Speaking on the art of the performance, the late legendary dancer and choreographer Merce Cunningham once said, “You have to love dancing to stick to it. It gives you nothing back, no manuscript to store away, no paintings to hang in museums, no poems to be printed and sold, nothing but that fleeting moment when you feel alive.”
Ken Browar and Deborah Ory have given us, and the dancers they photograph, something to hold on to. They are the founders of NYC Dance Project, which features a stunning collection of 300 photographs of more than 70 elite dancers from companies including the New York City Ballet, The Martha Graham Dance Company, Alvin Ailey American Dance Theater, the Royal Danish Ballet, Boston Ballet, the Royal Ballet and the Bolshoi Ballet. What began as a personal endeavor for Browar and Ory grew into a full-time professional project that is now, in part, premiering at Lanoue Gallery in Boston’s South End. The introductory exhibition will show seven of these gorgeous large format dye sublimation prints on metal. Six of the female dancers are formatted vertically to 50” tall x 42” wide, and the one male dancer is a large horizontal work measuring 48” tall x 67” wide.

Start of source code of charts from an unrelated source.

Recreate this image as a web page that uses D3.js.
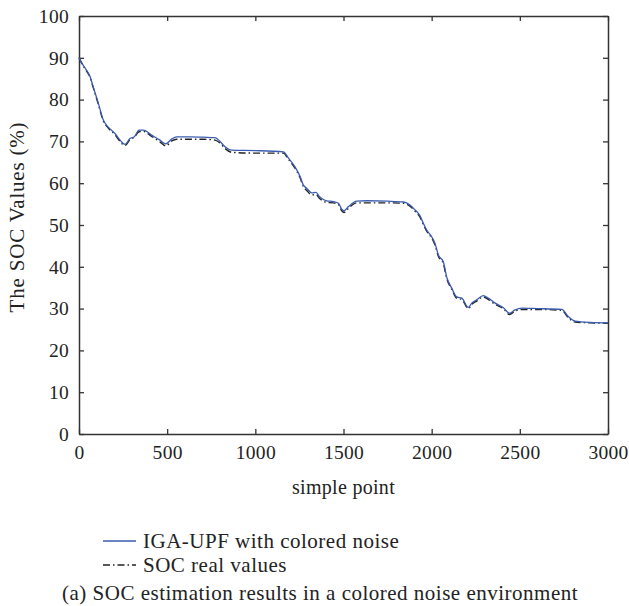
<!DOCTYPE html>
<html>
<head>
<meta charset="utf-8">
<script src="https://cdn.jsdelivr.net/npm/d3@7"></script>
<style>
  body { margin: 0; background: #fff; }
  text { font-family: "Liberation Serif", "DejaVu Serif", serif; fill: #222; }
</style>
</head>
<body>
<script>
// sample points along x (simple point)
const samplePoints = [0, 20, 45, 62, 80, 110, 138, 166, 204, 233, 261, 289, 314, 340, 365, 412, 459, 492, 526, 554,
  630, 705, 771, 800, 828, 866, 1000, 1159, 1188, 1225, 1254, 1272, 1291, 1320, 1344, 1363, 1386, 1405, 1443, 1471,
  1490, 1503, 1528, 1575, 1632, 1750, 1840, 1877, 1906, 1934, 1953, 1972, 2000, 2019, 2038, 2066, 2085, 2114, 2142, 2171,
  2208, 2227, 2255, 2293, 2321, 2360, 2407, 2441, 2473, 2511, 2600, 2738, 2775, 2813, 2900, 3000];

// IGA-UPF estimate (blue)
const estimated = [90, 88.5, 86.9, 85.6, 83.1, 79.1, 75.1, 73.4, 71.9, 70.3, 69.3, 70.7, 71.1, 72.7, 72.7, 71.5, 70.3, 69.4, 70.6, 71.1,
  71.1, 71.0, 70.9, 70.0, 68.7, 67.9, 67.8, 67.5, 66.0, 63.9, 61.6, 59.6, 58.8, 57.7, 57.8, 56.8, 56.1, 55.8, 55.6, 55.2,
  53.8, 53.4, 54.4, 55.7, 55.8, 55.7, 55.5, 54.8, 53.6, 52.2, 50.4, 48.8, 47.2, 45.6, 42.8, 41.2, 37.6, 34.9, 32.8, 32.5,
  30.3, 31.3, 32.1, 33.1, 32.5, 31.3, 30.2, 28.9, 29.7, 30.1, 30.0, 29.8, 28.1, 27.0, 26.7, 26.6];

// SOC real values (black dash-dot)
const realValues = [90, 88.3, 86.7, 85.4, 83.0, 78.8, 74.9, 73.2, 71.6, 70.0, 69.0, 70.4, 71.0, 72.3, 72.4, 71.2, 69.9, 68.9, 70.1, 70.5,
  70.5, 70.5, 70.3, 69.6, 68.3, 67.4, 67.2, 67.2, 65.7, 63.6, 61.3, 59.2, 58.3, 57.2, 57.3, 56.4, 55.7, 55.4, 55.3, 54.9,
  53.4, 53.0, 54.0, 55.3, 55.3, 55.3, 55.2, 54.5, 53.3, 51.9, 50.1, 48.5, 46.9, 45.2, 42.5, 40.8, 37.3, 34.6, 32.5, 32.2,
  30.0, 31.0, 31.8, 32.8, 32.2, 31.0, 30.0, 28.6, 29.4, 29.8, 29.8, 29.6, 27.8, 26.8, 26.6, 26.5];

const xTicks = [0, 500, 1000, 1500, 2000, 2500, 3000];
const yTicks = [0, 10, 20, 30, 40, 50, 60, 70, 80, 90, 100];
const legendLabels = ["IGA-UPF with colored noise", "SOC real values"];
const caption = "(a)  SOC estimation results in a colored noise environment";

const W = 629, H = 606;
const margin = {left: 79, right: 21, top: 16, bottom: 172};
const pw = W - margin.left - margin.right;
const ph = H - margin.top - margin.bottom;

const svg = d3.select("body").append("svg")
    .attr("width", W)
    .attr("height", H);

const x = d3.scaleLinear().domain([0, 3000]).range([margin.left, margin.left + pw]);
const y = d3.scaleLinear().domain([0, 100]).range([margin.top + ph, margin.top]);

const axisColor = "#333";

// axes with inward ticks, box on all four sides
const gx = svg.append("g")
    .attr("transform", `translate(0,${margin.top + ph})`)
    .call(d3.axisBottom(x).tickValues(xTicks).tickFormat(d3.format("d"))
      .tickSizeInner(-5).tickSizeOuter(0).tickPadding(11));
const gxTop = svg.append("g")
    .attr("transform", `translate(0,${margin.top})`)
    .call(d3.axisTop(x).tickValues(xTicks).tickSizeInner(-5).tickSizeOuter(0).tickFormat(""));
const gy = svg.append("g")
    .attr("transform", `translate(${margin.left},0)`)
    .call(d3.axisLeft(y).tickValues(yTicks).tickSizeInner(-5).tickSizeOuter(0).tickPadding(10));
const gyRight = svg.append("g")
    .attr("transform", `translate(${margin.left + pw},0)`)
    .call(d3.axisRight(y).tickValues(yTicks).tickSizeInner(-5).tickSizeOuter(0).tickFormat(""));

[gx, gxTop, gy, gyRight].forEach(g => {
  g.select(".domain").attr("stroke", axisColor).attr("stroke-width", 1.5);
  g.selectAll(".tick line").attr("stroke", axisColor).attr("stroke-width", 1.3);
  g.selectAll(".tick text")
      .attr("font-family", "Liberation Serif, serif")
      .attr("font-size", 19.5)
      .attr("letter-spacing", 0.3)
      .attr("fill", "#222");
});

const line = d3.line()
    .x((d, i) => x(samplePoints[i]))
    .y(d => y(d))
    .curve(d3.curveMonotoneX);

svg.append("path")
    .datum(realValues)
    .attr("fill", "none")
    .attr("stroke", "#222")
    .attr("stroke-width", 1.4)
    .attr("stroke-dasharray", "7,3,1.5,3")
    .attr("d", line);

svg.append("path")
    .datum(estimated)
    .attr("fill", "none")
    .attr("stroke", "#3a5cb0")
    .attr("stroke-width", 1.3)
    .attr("d", line);

// axis titles
svg.append("text")
    .attr("x", margin.left + pw / 2)
    .attr("y", 494)
    .attr("text-anchor", "middle")
    .attr("font-size", 20)
    .attr("letter-spacing", 0.3)
    .text("simple point");

svg.append("text")
    .attr("transform", `translate(24,217) rotate(-90)`)
    .attr("text-anchor", "middle")
    .attr("font-size", 21)
    .attr("letter-spacing", 0.8)
    .text("The SOC Values (%)");

// legend
const legend = svg.selectAll(".legend")
    .data(legendLabels)
    .enter().append("g")
    .attr("class", "legend")
    .attr("transform", (d, i) => `translate(103,${541 + i * 24})`);

legend.append("line")
    .attr("x1", 0).attr("x2", 33)
    .attr("stroke", (d, i) => i === 0 ? "#3a5cb0" : "#222")
    .attr("stroke-width", (d, i) => i === 0 ? 1.3 : 1.4)
    .attr("stroke-dasharray", (d, i) => i === 0 ? null : "7,3,1.5,3");

legend.append("text")
    .attr("x", 40)
    .attr("dy", "0.35em")
    .attr("font-size", 21)
    .attr("letter-spacing", 0.5)
    .text(d => d);

svg.append("text")
    .attr("x", 62)
    .attr("y", 600)
    .attr("font-size", 21)
    .attr("letter-spacing", 0.5)
    .text(caption);
</script>
</body>
</html>
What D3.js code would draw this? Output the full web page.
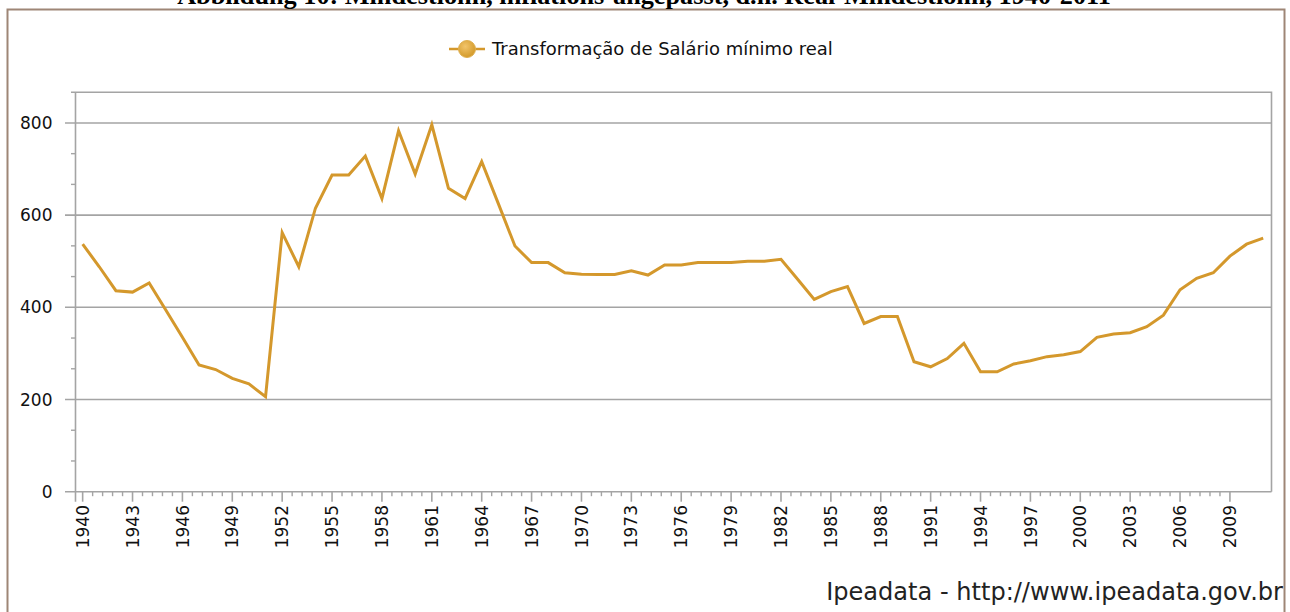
<!DOCTYPE html>
<html>
<head>
<meta charset="utf-8">
<script src="https://cdn.jsdelivr.net/npm/d3@7"></script>
<style>
  body { margin: 0; background: #fff; }
  svg { display: block; }
</style>
</head>
<body>
<div id="chart"></div>
<script>
// data
var years = [1940,1941,1942,1943,1944,1945,1946,1947,1948,1949,
             1950,1951,1952,1953,1954,1955,1956,1957,1958,1959,
             1960,1961,1962,1963,1964,1965,1966,1967,1968,1969,
             1970,1971,1972,1973,1974,1975,1976,1977,1978,1979,
             1980,1981,1982,1983,1984,1985,1986,1987,1988,1989,
             1990,1991,1992,1993,1994,1995,1996,1997,1998,1999,
             2000,2001,2002,2003,2004,2005,2006,2007,2008,2009,
             2010,2011];
var salario = [537,488,436,433,453,394,335,275,265,246,
               234,206,562,488,615,687,687,728,636,783,
               689,796,658,636,716,625,533,497,497,475,
               472,471,471,479,470,492,492,497,497,497,
               500,500,504,461,417,434,445,365,380,380,
               282,271,289,322,260,260,277,284,293,297,
               304,335,342,345,358,383,438,463,475,511,
               537,550];
var xTickYears = [1940,1943,1946,1949,1952,1955,1958,1961,1964,1967,1970,1973,
                  1976,1979,1982,1985,1988,1991,1994,1997,2000,2003,2006,2009];
var yTickValues = [0,200,400,600,800];
var seriesName = "Transformação de Salário mínimo real";
var titleText = "Abbildung 10: Mindestlohn, inflations-angepasst, d.h. Real-Mindestlohn, 1940-2011";
var sourceText = "Ipeadata - http://www.ipeadata.gov.br";

var W = 1290, H = 612;
var lineColor = "#d4982c";
var gridColor = "#a4a4a4";
var yMax = 866.67;

var svg = d3.select("#chart").append("svg")
    .attr("width", W)
    .attr("height", H);

// shrink/grow a text's font size so it spans the wanted width
function fitText(sel, target) {
  var fs = parseFloat(sel.style("font-size"));
  var len = sel.node().getComputedTextLength();
  if (len > 0) sel.style("font-size", (fs * target / len) + "px");
  return sel;
}

// outer frame
svg.append("rect")
   .attr("x", 7.5).attr("y", 9.5)
   .attr("width", 1277).attr("height", 700)
   .attr("fill", "none")
   .attr("stroke", "#9e8676")
   .attr("stroke-width", 2);

// title, cut off at the top like the scan
var title = svg.append("text")
   .attr("x", 644).attr("y", 4)
   .attr("text-anchor", "middle")
   .style("font-family", "'Liberation Serif', 'Times New Roman', serif")
   .style("font-weight", "bold")
   .style("font-size", "21px")
   .attr("fill", "#000")
   .text(titleText);
fitText(title, 934);

// scales
var x = d3.scaleLinear().domain([1939.57, 2011.5]).range([75.5, 1271.5]);
var y = d3.scaleLinear().domain([0, yMax]).range([491.7, 92.2]);

// gridlines
svg.append("g")
   .selectAll("line")
   .data(yTickValues.filter(function(d){ return d > 0; }))
 .enter().append("line")
   .attr("x1", 65).attr("x2", x.range()[1])
   .attr("y1", function(d){ return y(d); })
   .attr("y2", function(d){ return y(d); })
   .attr("stroke", gridColor)
   .attr("stroke-width", 1.6);

// plot border (top + right)
svg.append("path")
   .attr("d", "M" + 71 + "," + y.range()[1] + "H" + x.range()[1] + "V" + y.range()[0])
   .attr("fill", "none")
   .attr("stroke", gridColor)
   .attr("stroke-width", 1.6);

// y axis
var yAxis = svg.append("g").attr("class", "y-axis");
yAxis.append("line")
   .attr("x1", x.range()[0]).attr("x2", x.range()[0])
   .attr("y1", y.range()[1]).attr("y2", y.range()[0] + 10)
   .attr("stroke", gridColor).attr("stroke-width", 1.6);
var yMinor = [];
yTickValues.forEach(function(v){ yMinor.push(v + 200/3, v + 400/3); });
yMinor = yMinor.filter(function(d){ return d < yMax - 1; });
yAxis.selectAll(".minor").data(yMinor)
 .enter().append("line")
   .attr("x1", 71).attr("x2", x.range()[0])
   .attr("y1", function(d){ return y(d); })
   .attr("y2", function(d){ return y(d); })
   .attr("stroke", gridColor).attr("stroke-width", 1.4);
yAxis.selectAll(".major0").data([0])
 .enter().append("line")
   .attr("x1", 65).attr("x2", x.range()[1])
   .attr("y1", y(0)).attr("y2", y(0))
   .attr("stroke", gridColor).attr("stroke-width", 1.6);
yAxis.selectAll("text").data(yTickValues)
 .enter().append("text")
   .attr("x", 52.5)
   .attr("y", function(d){ return y(d); })
   .attr("dy", "0.36em")
   .attr("text-anchor", "end")
   .style("font-family", "'DejaVu Sans', Verdana, sans-serif")
   .style("font-size", "17px")
   .attr("fill", "#111")
   .text(function(d){ return d; });

// x axis ticks
var xAxis = svg.append("g").attr("class", "x-axis");
xAxis.selectAll(".major").data(xTickYears)
 .enter().append("line")
   .attr("x1", function(d){ return x(d); })
   .attr("x2", function(d){ return x(d); })
   .attr("y1", y(0)).attr("y2", y(0) + 10)
   .attr("stroke", gridColor).attr("stroke-width", 1.6);
var xMinor = [];
xTickYears.slice(0, -1).forEach(function(t){
  for (var k = 1; k < 5; k++) xMinor.push(t + k * 0.6);
});
xAxis.selectAll(".minor").data(xMinor)
 .enter().append("line")
   .attr("x1", function(d){ return x(d); })
   .attr("x2", function(d){ return x(d); })
   .attr("y1", y(0)).attr("y2", y(0) + 4.5)
   .attr("stroke", gridColor).attr("stroke-width", 1.4);
xAxis.selectAll("text").data(xTickYears)
 .enter().append("text")
   .attr("transform", function(d){ return "translate(" + x(d) + ",505) rotate(-90)"; })
   .attr("dy", "0.36em")
   .attr("text-anchor", "end")
   .style("font-family", "'DejaVu Sans', Verdana, sans-serif")
   .style("font-size", "17px")
   .attr("fill", "#111")
   .text(function(d){ return d; });

// the series line
var line = d3.line()
   .x(function(d, i){ return x(years[i]); })
   .y(function(d){ return y(d); });
svg.append("path")
   .datum(salario)
   .attr("d", line)
   .attr("fill", "none")
   .attr("stroke", lineColor)
   .attr("stroke-width", 3)
   .attr("stroke-linejoin", "miter");

// legend
var grad = svg.append("defs").append("radialGradient")
   .attr("id", "dot").attr("cx", "40%").attr("cy", "35%").attr("r", "65%");
grad.append("stop").attr("offset", "0%").attr("stop-color", "#f2c46a");
grad.append("stop").attr("offset", "100%").attr("stop-color", "#d39a2a");
var legend = svg.append("g").attr("transform", "translate(449,49)");
legend.append("line")
   .attr("x1", 0).attr("x2", 36).attr("y1", 0).attr("y2", 0)
   .attr("stroke", lineColor).attr("stroke-width", 2.5);
legend.append("circle")
   .attr("cx", 18).attr("cy", 0).attr("r", 8.5)
   .attr("fill", "url(#dot)")
   .attr("stroke", "#e0b050").attr("stroke-width", 1);
var legendText = legend.append("text")
   .attr("x", 43).attr("y", 0).attr("dy", "0.36em")
   .style("font-family", "'DejaVu Sans', Verdana, sans-serif")
   .style("font-size", "16px")
   .attr("fill", "#111")
   .text(seriesName);
fitText(legendText, 341);

// source note
var source = svg.append("text")
   .attr("x", 1283).attr("y", 591).attr("dy", "0.36em")
   .attr("text-anchor", "end")
   .style("font-family", "'DejaVu Sans', Verdana, sans-serif")
   .style("font-size", "21px")
   .attr("fill", "#222")
   .text(sourceText);
fitText(source, 457);
</script>
</body>
</html>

The inspiration for the project began when the couple was attempting to decorate their 13-year old daughter Sarah’s room — she’s an aspiring ballerina and wanted her room filled with dance photographs. After conducting extensive searches through galleries, bookstores and the Internet, they were surprised to find that images of contemporary dancers were in very short supply.
“There were beautiful images of famous dancers from past generations — such as Baryshnikov or Markova, taken more than 40 years ago — but nothing of the current stars,” said Ory.